* Begin DATA EXCERPTS *

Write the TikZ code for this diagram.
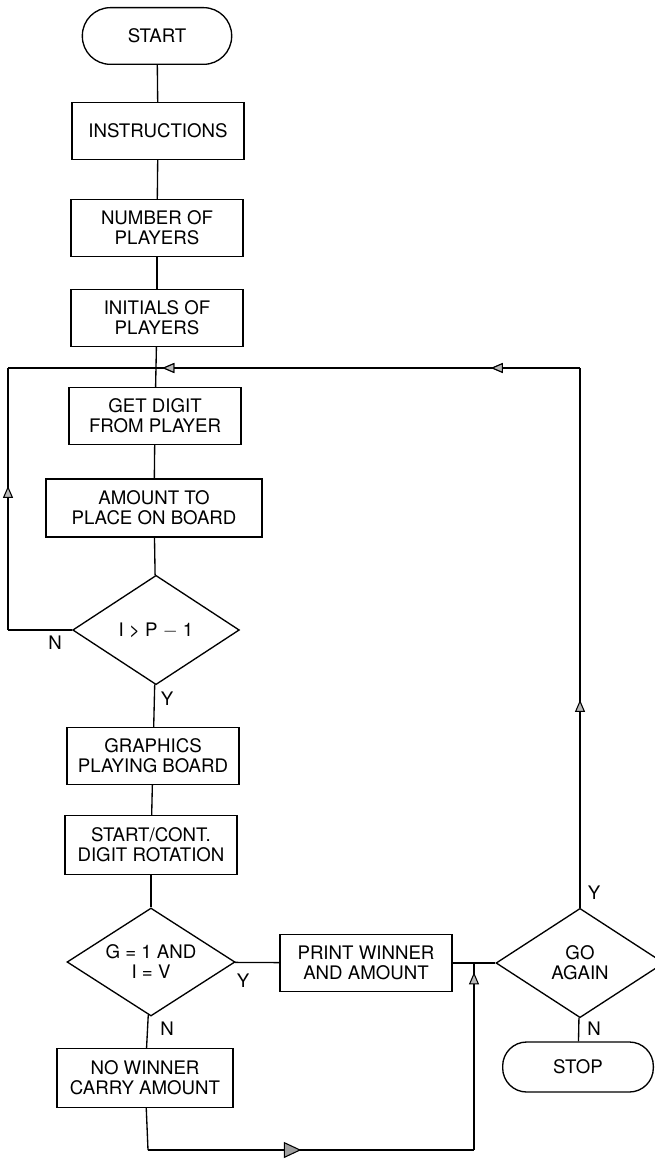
\documentclass[tikz,border=0pt]{standalone}
\usepackage{fontspec}
\setmainfont{TeX Gyre Heros}
\usetikzlibrary{shapes.geometric, arrows.meta, decorations.markings}
\begin{document}
\begin{tikzpicture}[x=0.75pt, y=-0.75pt,
  txt/.style={font=\fontsize{14}{15}\selectfont},
  conn/.style={line width=1pt},
  box/.style={draw, line width=1pt, align=center, minimum width=129pt, minimum height=42.5pt, inner sep=0pt, txt},
  term/.style={box, rounded corners=21pt},
  dec/.style={draw, diamond, line width=1pt, align=center, minimum width=125pt, minimum height=82pt, inner sep=0pt, aspect=1.5, txt},
  lbl/.style={txt, inner sep=0pt},
  arrowmid/.style={postaction={decorate}, decoration={markings, mark=at position #1 with {\arrow{Triangle[length=9pt,width=7.5pt,fill=gray!55,line width=0.8pt]}}}},
  bigarrow/.style={postaction={decorate}, decoration={markings, mark=at position #1 with {\arrow{Triangle[length=13pt,width=12pt,fill=gray!75,line width=0.8pt]}}}}
]
\useasboundingbox (0,0) rectangle (654,1162);

% nodes
\node[term, minimum width=112pt] (start) at (157,36) {START};
\node[box] (instr) at (158,131) {INSTRUCTIONS};
\node[box] (num) at (157,228) {NUMBER OF\\PLAYERS};
\node[box] (init) at (157,318) {INITIALS OF\\PLAYERS};
\node[box] (get) at (155,416) {GET DIGIT\\FROM PLAYER};
\node[box, minimum width=162pt, minimum height=43.5pt] (amt) at (154,508) {AMOUNT TO\\PLACE ON BOARD};
\node[dec] (d1) at (156,630) {I > P $-$ 1};
\node[box] (gfx) at (153,756) {GRAPHICS\\PLAYING BOARD};
\node[box, minimum height=44pt] (sc) at (151,845) {START/CONT.\\DIGIT ROTATION};
\node[dec, minimum width=126pt, minimum height=81pt] (d2) at (151,962) {G = 1 AND\\I = V};
\node[box] (pw) at (366,963) {PRINT WINNER\\AND AMOUNT};
\node[dec, minimum width=126pt, minimum height=82pt] (d3) at (580,963) {GO\\AGAIN};
\node[term, minimum width=113pt, minimum height=37.5pt, rounded corners=18pt] (stop) at (578,1067) {STOP};
\node[box, minimum width=132pt, minimum height=44pt] (nw) at (145,1078) {NO WINNER\\CARRY AMOUNT};

% coordinates
\coordinate (j1) at (156,368);
\coordinate (ll) at (8,630);
\coordinate (tl) at (8,368);
\coordinate (tr) at (580,368);
\coordinate (bl) at (148,1150);
\coordinate (br) at (474,1150);
\coordinate (jn) at (474,963);

% main column
\draw[conn] (start) -- (instr);
\draw[conn] (instr) -- (num);
\draw[conn] (num) -- (init);
\draw[conn] (init) -- (get);
\draw[conn] (get) -- (amt);
\draw[conn] (amt) -- (d1);
\draw[conn] (d1) -- (gfx);
\draw[conn] (gfx) -- (sc);
\draw[conn] (sc) -- (d2);
\draw[conn] (d2) -- (nw);
\draw[conn] (d2) -- (pw);
\draw[conn] (pw) -- (d3);
\draw[conn] (d3) -- (stop);

% left loop (N)
\draw[conn] (d1.west) -- (ll);
\draw[conn, arrowmid=0.55] (ll) -- (tl);
\draw[conn] (tl) -- (j1);

% right loop (Y, go again)
\draw[conn, arrowmid=0.385] (d3.north) -- (tr);
\draw[conn, arrowmid=0.21, arrowmid=0.985] (tr) -- (j1);

% no-winner path
\draw[conn] (nw) -- (bl);
\draw[conn, bigarrow=0.47] (bl) -- (br);
\draw[conn, arrowmid=0.95] (br) -- (jn);

% labels
\node[lbl] (n1) at (55,643) {N};
\node[lbl] (y1) at (167,699) {Y};
\node[lbl] (y2) at (243,981) {Y};
\node[lbl] (n2) at (167,1029) {N};
\node[lbl] (y3) at (594,893) {Y};
\node[lbl] (n3) at (594,1029) {N};
\end{tikzpicture}
\end{document}
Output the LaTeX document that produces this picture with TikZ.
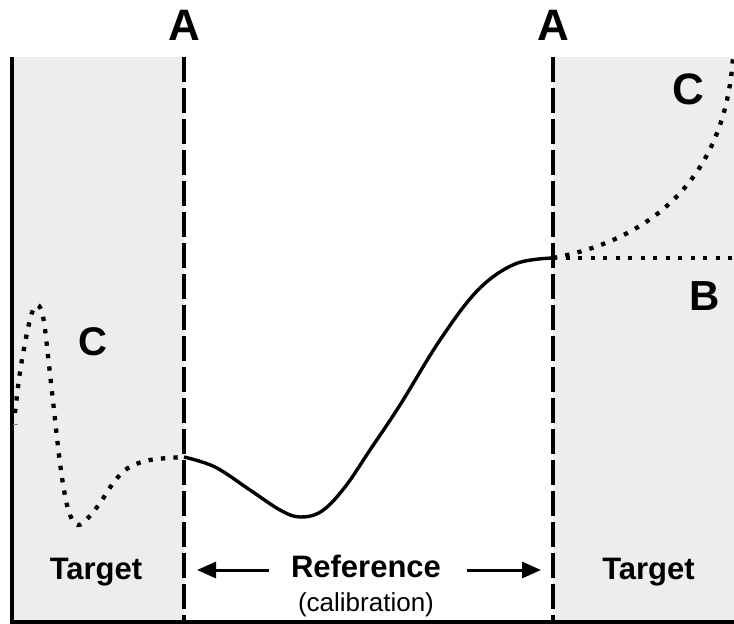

* End DATA EXCERPTS *

- TASK INSTRUCTIONS -
Leave the images out and output the remaining material exactly as it stands.

- FINISHED TASK -
Write the TikZ code for this diagram.
\documentclass[tikz,border=0pt]{standalone}
\usepackage{fontspec}
\setmainfont{TeX Gyre Heros}
\usetikzlibrary{shapes.geometric, arrows.meta, decorations.markings}
\begin{document}
\begin{tikzpicture}[x=0.75pt, y=-0.75pt,
  txt/.style={font=\fontsize{14}{15}\selectfont},
  conn/.style={line width=1pt},
  box/.style={draw, line width=1pt, align=center, minimum width=129pt, minimum height=42.5pt, inner sep=0pt, txt},
  term/.style={box, rounded corners=21pt},
  dec/.style={draw, diamond, line width=1pt, align=center, minimum width=125pt, minimum height=82pt, inner sep=0pt, aspect=1.5, txt},
  lbl/.style={txt, inner sep=0pt},
  arrowmid/.style={postaction={decorate}, decoration={markings, mark=at position #1 with {\arrow{Triangle[length=9pt,width=7.5pt,fill=gray!55,line width=0.8pt]}}}},
  bigarrow/.style={postaction={decorate}, decoration={markings, mark=at position #1 with {\arrow{Triangle[length=13pt,width=12pt,fill=gray!75,line width=0.8pt]}}}}
]
\useasboundingbox (0,0) rectangle (654,1162);

% nodes
\node[term, minimum width=112pt] (start) at (157,36) {START};
\node[box] (instr) at (158,131) {INSTRUCTIONS};
\node[box] (num) at (157,228) {NUMBER OF\\PLAYERS};
\node[box] (init) at (157,318) {INITIALS OF\\PLAYERS};
\node[box] (get) at (155,416) {GET DIGIT\\FROM PLAYER};
\node[box, minimum width=162pt, minimum height=43.5pt] (amt) at (154,508) {AMOUNT TO\\PLACE ON BOARD};
\node[dec] (d1) at (156,630) {I > P $-$ 1};
\node[box] (gfx) at (153,756) {GRAPHICS\\PLAYING BOARD};
\node[box, minimum height=44pt] (sc) at (151,845) {START/CONT.\\DIGIT ROTATION};
\node[dec, minimum width=126pt, minimum height=81pt] (d2) at (151,962) {G = 1 AND\\I = V};
\node[box] (pw) at (366,963) {PRINT WINNER\\AND AMOUNT};
\node[dec, minimum width=126pt, minimum height=82pt] (d3) at (580,963) {GO\\AGAIN};
\node[term, minimum width=113pt, minimum height=37.5pt, rounded corners=18pt] (stop) at (578,1067) {STOP};
\node[box, minimum width=132pt, minimum height=44pt] (nw) at (145,1078) {NO WINNER\\CARRY AMOUNT};

% coordinates
\coordinate (j1) at (156,368);
\coordinate (ll) at (8,630);
\coordinate (tl) at (8,368);
\coordinate (tr) at (580,368);
\coordinate (bl) at (148,1150);
\coordinate (br) at (474,1150);
\coordinate (jn) at (474,963);

% main column
\draw[conn] (start) -- (instr);
\draw[conn] (instr) -- (num);
\draw[conn] (num) -- (init);
\draw[conn] (init) -- (get);
\draw[conn] (get) -- (amt);
\draw[conn] (amt) -- (d1);
\draw[conn] (d1) -- (gfx);
\draw[conn] (gfx) -- (sc);
\draw[conn] (sc) -- (d2);
\draw[conn] (d2) -- (nw);
\draw[conn] (d2) -- (pw);
\draw[conn] (pw) -- (d3);
\draw[conn] (d3) -- (stop);

% left loop (N)
\draw[conn] (d1.west) -- (ll);
\draw[conn, arrowmid=0.55] (ll) -- (tl);
\draw[conn] (tl) -- (j1);

% right loop (Y, go again)
\draw[conn, arrowmid=0.385] (d3.north) -- (tr);
\draw[conn, arrowmid=0.21, arrowmid=0.985] (tr) -- (j1);

% no-winner path
\draw[conn] (nw) -- (bl);
\draw[conn, bigarrow=0.47] (bl) -- (br);
\draw[conn, arrowmid=0.95] (br) -- (jn);

% labels
\node[lbl] (n1) at (55,643) {N};
\node[lbl] (y1) at (167,699) {Y};
\node[lbl] (y2) at (243,981) {Y};
\node[lbl] (n2) at (167,1029) {N};
\node[lbl] (y3) at (594,893) {Y};
\node[lbl] (n3) at (594,1029) {N};
\end{tikzpicture}
\end{document}
Output the LaTeX document that produces this picture with TikZ.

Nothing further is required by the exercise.